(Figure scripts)
::::::
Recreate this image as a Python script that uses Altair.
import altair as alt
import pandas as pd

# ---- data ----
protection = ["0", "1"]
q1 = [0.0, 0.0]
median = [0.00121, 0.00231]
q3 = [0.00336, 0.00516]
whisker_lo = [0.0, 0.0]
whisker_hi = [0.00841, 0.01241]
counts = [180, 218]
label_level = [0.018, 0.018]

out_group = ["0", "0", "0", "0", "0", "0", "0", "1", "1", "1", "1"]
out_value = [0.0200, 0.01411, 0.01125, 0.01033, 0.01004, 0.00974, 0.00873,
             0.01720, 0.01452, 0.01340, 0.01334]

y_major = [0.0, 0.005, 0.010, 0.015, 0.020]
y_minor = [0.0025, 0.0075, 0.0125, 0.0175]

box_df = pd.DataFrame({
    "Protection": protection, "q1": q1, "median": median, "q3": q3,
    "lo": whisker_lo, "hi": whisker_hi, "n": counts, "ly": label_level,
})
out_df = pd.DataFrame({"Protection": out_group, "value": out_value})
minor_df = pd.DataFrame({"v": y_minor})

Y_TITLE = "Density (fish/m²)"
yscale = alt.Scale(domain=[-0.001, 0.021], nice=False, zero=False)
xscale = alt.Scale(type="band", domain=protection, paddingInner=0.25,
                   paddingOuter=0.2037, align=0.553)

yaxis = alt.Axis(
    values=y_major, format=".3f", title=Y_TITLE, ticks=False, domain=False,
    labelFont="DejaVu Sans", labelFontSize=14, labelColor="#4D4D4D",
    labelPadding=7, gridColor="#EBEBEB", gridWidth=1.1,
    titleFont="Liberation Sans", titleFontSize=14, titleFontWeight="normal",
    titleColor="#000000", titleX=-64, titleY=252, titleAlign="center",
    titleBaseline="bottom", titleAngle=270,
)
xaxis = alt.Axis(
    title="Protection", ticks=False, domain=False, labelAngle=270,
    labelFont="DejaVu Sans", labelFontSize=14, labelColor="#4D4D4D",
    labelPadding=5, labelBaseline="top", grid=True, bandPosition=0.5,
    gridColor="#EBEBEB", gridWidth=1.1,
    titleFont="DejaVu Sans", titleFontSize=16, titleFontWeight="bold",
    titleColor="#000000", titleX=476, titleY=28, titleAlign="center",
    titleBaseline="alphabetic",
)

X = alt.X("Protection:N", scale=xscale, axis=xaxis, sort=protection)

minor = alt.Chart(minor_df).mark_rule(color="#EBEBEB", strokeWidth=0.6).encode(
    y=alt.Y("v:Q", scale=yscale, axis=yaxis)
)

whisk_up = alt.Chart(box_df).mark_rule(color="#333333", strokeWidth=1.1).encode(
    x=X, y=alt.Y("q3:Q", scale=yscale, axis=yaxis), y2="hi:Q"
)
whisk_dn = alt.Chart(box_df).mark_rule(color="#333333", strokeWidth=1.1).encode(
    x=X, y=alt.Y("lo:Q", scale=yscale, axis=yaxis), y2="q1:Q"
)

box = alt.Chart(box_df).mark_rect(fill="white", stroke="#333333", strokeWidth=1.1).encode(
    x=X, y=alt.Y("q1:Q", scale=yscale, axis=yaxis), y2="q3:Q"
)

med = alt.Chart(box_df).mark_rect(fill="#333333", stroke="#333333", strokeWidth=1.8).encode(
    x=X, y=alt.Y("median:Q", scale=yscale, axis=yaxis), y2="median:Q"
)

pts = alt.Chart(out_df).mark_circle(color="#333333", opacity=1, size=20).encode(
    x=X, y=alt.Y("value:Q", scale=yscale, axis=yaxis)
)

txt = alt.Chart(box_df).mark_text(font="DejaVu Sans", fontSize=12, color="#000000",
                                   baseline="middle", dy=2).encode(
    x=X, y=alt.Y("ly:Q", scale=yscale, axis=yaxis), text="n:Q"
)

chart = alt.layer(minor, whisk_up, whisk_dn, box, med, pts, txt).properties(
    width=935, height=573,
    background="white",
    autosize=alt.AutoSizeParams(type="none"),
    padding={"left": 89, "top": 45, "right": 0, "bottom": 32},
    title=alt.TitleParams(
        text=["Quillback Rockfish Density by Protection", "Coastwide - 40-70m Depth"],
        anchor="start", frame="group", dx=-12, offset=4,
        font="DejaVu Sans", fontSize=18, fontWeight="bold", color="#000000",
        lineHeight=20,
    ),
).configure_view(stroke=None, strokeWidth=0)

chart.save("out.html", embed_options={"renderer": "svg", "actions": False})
::::::
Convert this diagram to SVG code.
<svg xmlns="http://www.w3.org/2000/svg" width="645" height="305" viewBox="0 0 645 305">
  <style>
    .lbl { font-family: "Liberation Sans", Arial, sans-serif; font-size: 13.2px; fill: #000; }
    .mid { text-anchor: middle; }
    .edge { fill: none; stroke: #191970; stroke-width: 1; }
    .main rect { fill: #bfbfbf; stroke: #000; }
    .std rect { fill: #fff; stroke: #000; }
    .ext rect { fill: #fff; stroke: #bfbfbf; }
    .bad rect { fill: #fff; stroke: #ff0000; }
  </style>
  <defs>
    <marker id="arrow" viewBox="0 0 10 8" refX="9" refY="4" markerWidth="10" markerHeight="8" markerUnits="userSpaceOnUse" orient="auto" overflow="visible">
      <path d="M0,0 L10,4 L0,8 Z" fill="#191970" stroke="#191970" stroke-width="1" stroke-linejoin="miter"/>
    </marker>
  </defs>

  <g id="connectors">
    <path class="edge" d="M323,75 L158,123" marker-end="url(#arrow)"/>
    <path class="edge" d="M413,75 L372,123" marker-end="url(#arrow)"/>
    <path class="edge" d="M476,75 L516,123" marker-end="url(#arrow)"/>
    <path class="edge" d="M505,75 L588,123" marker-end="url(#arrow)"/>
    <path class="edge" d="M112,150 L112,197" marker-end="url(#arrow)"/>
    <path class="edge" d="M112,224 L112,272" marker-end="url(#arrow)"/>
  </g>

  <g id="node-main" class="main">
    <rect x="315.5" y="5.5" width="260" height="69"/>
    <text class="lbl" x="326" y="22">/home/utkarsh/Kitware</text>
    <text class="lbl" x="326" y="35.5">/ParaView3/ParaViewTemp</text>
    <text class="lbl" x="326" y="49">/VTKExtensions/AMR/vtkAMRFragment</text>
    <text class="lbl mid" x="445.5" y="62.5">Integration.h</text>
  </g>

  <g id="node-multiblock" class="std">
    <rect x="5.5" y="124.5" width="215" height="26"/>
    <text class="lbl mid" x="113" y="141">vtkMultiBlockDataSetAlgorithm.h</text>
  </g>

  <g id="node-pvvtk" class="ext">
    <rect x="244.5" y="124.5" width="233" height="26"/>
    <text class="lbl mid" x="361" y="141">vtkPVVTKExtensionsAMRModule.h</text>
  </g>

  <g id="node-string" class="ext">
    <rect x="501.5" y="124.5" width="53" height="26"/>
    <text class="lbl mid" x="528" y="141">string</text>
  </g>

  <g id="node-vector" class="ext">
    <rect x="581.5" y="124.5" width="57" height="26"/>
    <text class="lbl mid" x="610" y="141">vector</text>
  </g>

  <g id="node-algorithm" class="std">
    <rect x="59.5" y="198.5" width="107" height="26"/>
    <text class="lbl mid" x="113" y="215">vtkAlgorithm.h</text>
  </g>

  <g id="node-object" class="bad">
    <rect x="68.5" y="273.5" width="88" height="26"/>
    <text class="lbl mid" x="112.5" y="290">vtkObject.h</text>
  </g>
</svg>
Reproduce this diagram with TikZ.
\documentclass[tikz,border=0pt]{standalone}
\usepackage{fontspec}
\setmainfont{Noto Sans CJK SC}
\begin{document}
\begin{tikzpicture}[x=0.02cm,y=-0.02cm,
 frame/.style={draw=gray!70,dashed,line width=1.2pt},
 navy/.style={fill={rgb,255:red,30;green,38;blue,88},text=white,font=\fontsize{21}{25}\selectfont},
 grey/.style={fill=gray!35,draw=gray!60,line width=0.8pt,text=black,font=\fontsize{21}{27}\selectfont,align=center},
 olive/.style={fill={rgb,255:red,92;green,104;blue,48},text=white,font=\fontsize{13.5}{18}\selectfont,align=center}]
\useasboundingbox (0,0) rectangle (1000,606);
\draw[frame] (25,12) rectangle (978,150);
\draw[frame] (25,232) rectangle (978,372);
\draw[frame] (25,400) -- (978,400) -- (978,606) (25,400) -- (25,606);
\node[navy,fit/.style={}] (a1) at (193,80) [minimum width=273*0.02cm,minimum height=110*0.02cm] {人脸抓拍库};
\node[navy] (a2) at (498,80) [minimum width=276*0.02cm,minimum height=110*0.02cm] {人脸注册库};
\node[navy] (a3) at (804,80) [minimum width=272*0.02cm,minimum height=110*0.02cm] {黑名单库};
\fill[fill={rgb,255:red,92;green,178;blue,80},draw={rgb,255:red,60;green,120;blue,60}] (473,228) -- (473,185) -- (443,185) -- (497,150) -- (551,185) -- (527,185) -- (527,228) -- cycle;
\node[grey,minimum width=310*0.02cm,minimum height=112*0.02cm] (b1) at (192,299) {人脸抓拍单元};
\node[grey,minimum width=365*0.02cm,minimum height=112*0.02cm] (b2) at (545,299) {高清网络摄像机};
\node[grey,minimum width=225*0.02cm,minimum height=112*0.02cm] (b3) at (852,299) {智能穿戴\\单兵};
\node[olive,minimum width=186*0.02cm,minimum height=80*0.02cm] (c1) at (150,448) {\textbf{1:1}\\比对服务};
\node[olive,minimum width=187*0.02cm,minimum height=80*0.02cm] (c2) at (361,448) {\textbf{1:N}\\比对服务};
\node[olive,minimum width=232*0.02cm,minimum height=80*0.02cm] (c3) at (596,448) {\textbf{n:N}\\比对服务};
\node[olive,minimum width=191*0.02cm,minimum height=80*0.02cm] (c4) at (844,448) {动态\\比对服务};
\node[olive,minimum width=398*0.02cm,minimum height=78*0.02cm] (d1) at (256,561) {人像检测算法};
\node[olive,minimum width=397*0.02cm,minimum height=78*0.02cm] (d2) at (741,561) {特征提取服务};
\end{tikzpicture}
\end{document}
::::::
→ YOUR TASK
Retype, in the same exact form, the lines of the material above from the line holding "Recreate this image" through the line holding "paddingOuter=0.2037, align=0.553)".

→ RESULT OF THIS TASK
Recreate this image as a Python script that uses Altair.
import altair as alt
import pandas as pd

# ---- data ----
protection = ["0", "1"]
q1 = [0.0, 0.0]
median = [0.00121, 0.00231]
q3 = [0.00336, 0.00516]
whisker_lo = [0.0, 0.0]
whisker_hi = [0.00841, 0.01241]
counts = [180, 218]
label_level = [0.018, 0.018]

out_group = ["0", "0", "0", "0", "0", "0", "0", "1", "1", "1", "1"]
out_value = [0.0200, 0.01411, 0.01125, 0.01033, 0.01004, 0.00974, 0.00873,
             0.01720, 0.01452, 0.01340, 0.01334]

y_major = [0.0, 0.005, 0.010, 0.015, 0.020]
y_minor = [0.0025, 0.0075, 0.0125, 0.0175]

box_df = pd.DataFrame({
    "Protection": protection, "q1": q1, "median": median, "q3": q3,
    "lo": whisker_lo, "hi": whisker_hi, "n": counts, "ly": label_level,
})
out_df = pd.DataFrame({"Protection": out_group, "value": out_value})
minor_df = pd.DataFrame({"v": y_minor})

Y_TITLE = "Density (fish/m²)"
yscale = alt.Scale(domain=[-0.001, 0.021], nice=False, zero=False)
xscale = alt.Scale(type="band", domain=protection, paddingInner=0.25,
                   paddingOuter=0.2037, align=0.553)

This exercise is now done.